Request
From the first line of the listing below, retype each line up to and including the one with "YAxis, ReferenceLine, Legend"; pictures stay out.

START Available data

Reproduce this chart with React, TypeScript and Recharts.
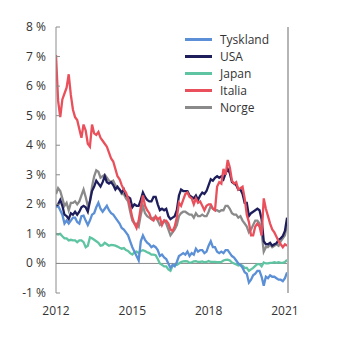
import React from 'react';
import { LineChart, Line, XAxis, YAxis, ReferenceLine, Legend } from 'recharts';

// Monthly observations, Jan 2012 - Feb 2021 (10-year yields, percent)
const years = [2012, 2013, 2014, 2015, 2016, 2017, 2018, 2019, 2020, 2021];
const monthsInLastYear = 2;

const tyskland = [
  1.9, 1.95, 1.8, 1.65, 1.35, 1.45, 1.35, 1.45, 1.55, 1.55, 1.4, 1.35,
  1.6, 1.62, 1.45, 1.3, 1.45, 1.65, 1.7, 1.9, 2.05, 1.85, 1.75, 1.85,
  1.95, 1.8, 1.7, 1.65, 1.55, 1.45, 1.35, 1.2, 1.15, 1.05, 0.95, 0.75,
  0.55, 0.4, 0.25, 0.1, 0.75, 0.95, 0.8, 0.7, 0.65, 0.55, 0.6, 0.55,
  0.45, 0.25, 0.3, 0.2, 0.15, 0.0, -0.15, -0.05, -0.1, 0.05, 0.25, 0.3,
  0.35, 0.3, 0.4, 0.25, 0.35, 0.3, 0.5, 0.4, 0.45, 0.45, 0.35, 0.4,
  0.6, 0.75, 0.55, 0.55, 0.4, 0.35, 0.4, 0.35, 0.45, 0.45, 0.35, 0.25,
  0.2, 0.1, 0.0, -0.05, -0.15, -0.3, -0.35, -0.65, -0.55, -0.4, -0.35, -0.25,
  -0.25, -0.45, -0.75, -0.45, -0.5, -0.4, -0.45, -0.45, -0.5, -0.55, -0.55, -0.6,
  -0.5, -0.3,
];

const usa = [
  1.95, 2.0, 2.15, 1.95, 1.65, 1.6, 1.5, 1.7, 1.65, 1.75, 1.65, 1.75,
  1.9, 1.95, 1.9, 1.75, 2.1, 2.45, 2.6, 2.8, 2.7, 2.6, 2.75, 2.95,
  2.75, 2.7, 2.75, 2.65, 2.5, 2.6, 2.5, 2.4, 2.5, 2.3, 2.25, 2.2,
  1.9, 2.0, 1.95, 1.95, 2.15, 2.4, 2.25, 2.15, 2.1, 2.1, 2.25, 2.25,
  2.0, 1.8, 1.85, 1.8, 1.85, 1.6, 1.5, 1.55, 1.6, 1.8, 2.3, 2.5,
  2.45, 2.45, 2.45, 2.3, 2.25, 2.2, 2.3, 2.15, 2.3, 2.4, 2.35, 2.45,
  2.65, 2.85, 2.8, 2.9, 2.95, 2.9, 2.95, 2.85, 3.05, 3.2, 3.05, 2.75,
  2.7, 2.65, 2.5, 2.5, 2.35, 2.05, 2.05, 1.6, 1.7, 1.75, 1.8, 1.85,
  1.8, 1.5, 0.75, 0.65, 0.65, 0.7, 0.6, 0.65, 0.68, 0.8, 0.85, 0.93,
  1.1, 1.55,
];

const japan = [
  1.0, 0.98, 1.0, 0.92, 0.85, 0.85, 0.78, 0.8, 0.78, 0.78, 0.72, 0.78,
  0.78, 0.72, 0.55, 0.6, 0.88, 0.85, 0.8, 0.75, 0.7, 0.6, 0.62, 0.7,
  0.65, 0.6, 0.63, 0.62, 0.6, 0.57, 0.53, 0.5, 0.52, 0.45, 0.42, 0.35,
  0.3, 0.38, 0.4, 0.35, 0.42, 0.45, 0.42, 0.38, 0.35, 0.3, 0.3, 0.28,
  0.15, 0.0, -0.05, -0.1, -0.1, -0.2, -0.25, -0.08, -0.06, -0.05, 0.0, 0.05,
  0.07, 0.08, 0.07, 0.02, 0.04, 0.07, 0.08, 0.05, 0.05, 0.07, 0.04, 0.05,
  0.08, 0.05, 0.05, 0.05, 0.04, 0.04, 0.05, 0.1, 0.12, 0.13, 0.1, 0.03,
  0.0, -0.03, -0.07, -0.05, -0.08, -0.15, -0.15, -0.25, -0.2, -0.15, -0.08, -0.02,
  -0.02, -0.1, 0.03, 0.0, 0.0, 0.02, 0.02, 0.04, 0.02, 0.04, 0.02, 0.02,
  0.05, 0.12,
];

const italia = [
  7.05, 5.5, 4.95, 5.55, 5.75, 5.95, 6.4, 5.7, 5.2, 4.95, 4.85, 4.55,
  4.25, 4.7, 4.5, 4.05, 3.95, 4.7, 4.4, 4.35, 4.45, 4.25, 4.15, 4.05,
  3.95, 3.75, 3.55, 3.45, 3.2, 2.95, 2.85, 2.65, 2.5, 2.4, 2.2, 1.9,
  1.55, 1.35, 1.2, 1.45, 1.9, 2.3, 1.95, 1.8, 1.7, 1.5, 1.45, 1.6,
  1.5, 1.55, 1.3, 1.45, 1.45, 1.35, 1.15, 1.1, 1.25, 1.55, 2.05, 1.95,
  2.15, 2.35, 2.4, 2.25, 2.2, 2.0, 2.2, 2.05, 2.1, 1.95, 1.8, 1.95,
  2.0, 2.0, 1.85, 1.8, 2.6, 2.75, 2.7, 3.2, 3.0, 3.5, 3.25, 2.8,
  2.7, 2.75, 2.5, 2.55, 2.6, 2.2, 1.65, 1.4, 0.95, 0.95, 1.25, 1.35,
  1.25, 0.95, 2.2, 1.85, 1.6, 1.35, 1.15, 1.05, 0.9, 0.75, 0.65, 0.55,
  0.65, 0.6,
];

const norge = [
  2.35, 2.55, 2.45, 2.2, 1.95, 2.05, 1.8, 2.05, 2.05, 2.1, 2.0, 2.1,
  2.3, 2.5, 2.25, 1.95, 2.1, 2.6, 2.95, 3.15, 3.1, 2.9, 2.95, 3.0,
  2.9, 2.8, 2.75, 2.8, 2.65, 2.55, 2.5, 2.35, 2.35, 2.2, 2.1, 1.75,
  1.45, 1.35, 1.35, 1.25, 1.65, 1.95, 1.7, 1.6, 1.55, 1.5, 1.55, 1.55,
  1.45, 1.3, 1.35, 1.45, 1.35, 1.15, 0.95, 1.05, 1.15, 1.3, 1.6, 1.7,
  1.75, 1.75, 1.7, 1.65, 1.65, 1.55, 1.7, 1.6, 1.6, 1.65, 1.6, 1.6,
  1.75, 1.95, 1.85, 1.8, 1.8, 1.75, 1.8, 1.8, 1.95, 1.95, 1.85, 1.7,
  1.65, 1.65, 1.55, 1.6, 1.45, 1.35, 1.25, 1.05, 1.15, 1.3, 1.45, 1.45,
  1.35, 1.05, 0.4, 0.55, 0.55, 0.65, 0.55, 0.6, 0.65, 0.6, 0.75, 0.85,
  0.95, 1.35,
];

const yTicks = [-1, 0, 1, 2, 3, 4, 5, 6, 7, 8];
const xTicks = [2012, 2015, 2018, 2021];

const series = [
  { key: 'tyskland', name: 'Tyskland', color: '#5b8fd6' },
  { key: 'usa', name: 'USA', color: '#1e1e5c' },
  { key: 'japan', name: 'Japan', color: '#5ec4a2' },
  { key: 'italia', name: 'Italia', color: '#e9505b' },
  { key: 'norge', name: 'Norge', color: '#8a8a8a' },
];

// draw order (last on top)
const drawOrder = ['japan', 'tyskland', 'norge', 'usa', 'italia'];

const data: any[] = [];
years.forEach((year) => {
  const count = year === 2021 ? monthsInLastYear : 12;
  for (let m = 0; m < count; m++) {
    const i = data.length;
    data.push({
      t: year + m / 12,
      tyskland: tyskland[i],
      usa: usa[i],
      japan: japan[i],
      italia: italia[i],
      norge: norge[i],
    });
  }
});

const FONT = '"Open Sans", sans-serif';
const TEXT = '#333333';
const AXIS = '#8c8c8c';

const LeftTick = (props: any) => {
  const { x, y, payload } = props;
  return (
    <g>
      <line x1={x + 10} x2={x + 14} y1={y} y2={y} stroke={AXIS} />
      <text x={x} y={y} dy={4} textAnchor="end" fill={TEXT} fontSize={12} fontFamily={FONT}>
        {payload.value} %
      </text>
    </g>
  );
};

const RightTick = (props: any) => {
  const { x, y, payload } = props;
  return (
    <g>
      <line x1={x - 14} x2={x - 10} y1={y} y2={y} stroke="#b5b5b5" />
      <text x={x} y={y} dy={4} textAnchor="start" fill={TEXT} fontSize={12} fontFamily={FONT}>
        {payload.value} %
      </text>
    </g>
  );
};

const LegendBox = () => (
  <div style={{ fontFamily: FONT, fontSize: 12, color: TEXT }}>
    {series.map((s) => (
      <div key={s.key} style={{ display: 'flex', alignItems: 'center', height: 17 }}>
        <span style={{ display: 'inline-block', width: 27, height: 2.5, background: s.color, marginRight: 8 }} />
        <span>{s.name}</span>
      </div>
    ))}
  </div>
);

export default function App() {
  return (
    <LineChart width={337} height={333} data={data} margin={{ top: 19, right: 0, bottom: 0, left: 0 }}>
      <XAxis
        dataKey="t"
        type="number"
        domain={[2012, 2021.12]}
        ticks={xTicks}
        axisLine={false}
        tickLine={false}
        tickSize={0}
        tickMargin={13}
        height={48}
        tick={{ fill: TEXT, fontSize: 12, fontFamily: FONT }}
        allowDataOverflow
      />
      <YAxis
        yAxisId="left"
        domain={[-1, 8]}
        ticks={yTicks}
        width={48}
        axisLine={{ stroke: AXIS }}
        tickLine={false}
        tickSize={0}
        tickMargin={10}
        tick={<LeftTick />}
        interval={0}
      />
      <YAxis
        yAxisId="right"
        orientation="right"
        domain={[-1, 8]}
        ticks={yTicks}
        width={57}
        axisLine={{ stroke: '#b5b5b5', strokeWidth: 2 }}
        tickLine={false}
        tickSize={0}
        tickMargin={10}
        tick={<RightTick />}
        interval={0}
      />
      <ReferenceLine yAxisId="left" y={0} stroke={AXIS} />
      <Legend
        layout="vertical"
        align="center"
        verticalAlign="middle"
        wrapperStyle={{ left: 177, top: 23, width: 120 }}
        content={() => <LegendBox />}
      />
      {drawOrder.map((k) => {
        const s = series.find((x) => x.key === k)!;
        return (
          <Line
            key={s.key}
            yAxisId="left"
            type="linear"
            dataKey={s.key}
            name={s.name}
            stroke={s.color}
            strokeWidth={2.3}
            dot={false}
            isAnimationActive={false}
          />
        );
      })}
    </LineChart>
  );
}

END Available data

Task response
Reproduce this chart with React, TypeScript and Recharts.
import React from 'react';
import { LineChart, Line, XAxis, YAxis, ReferenceLine, Legend } from 'recharts';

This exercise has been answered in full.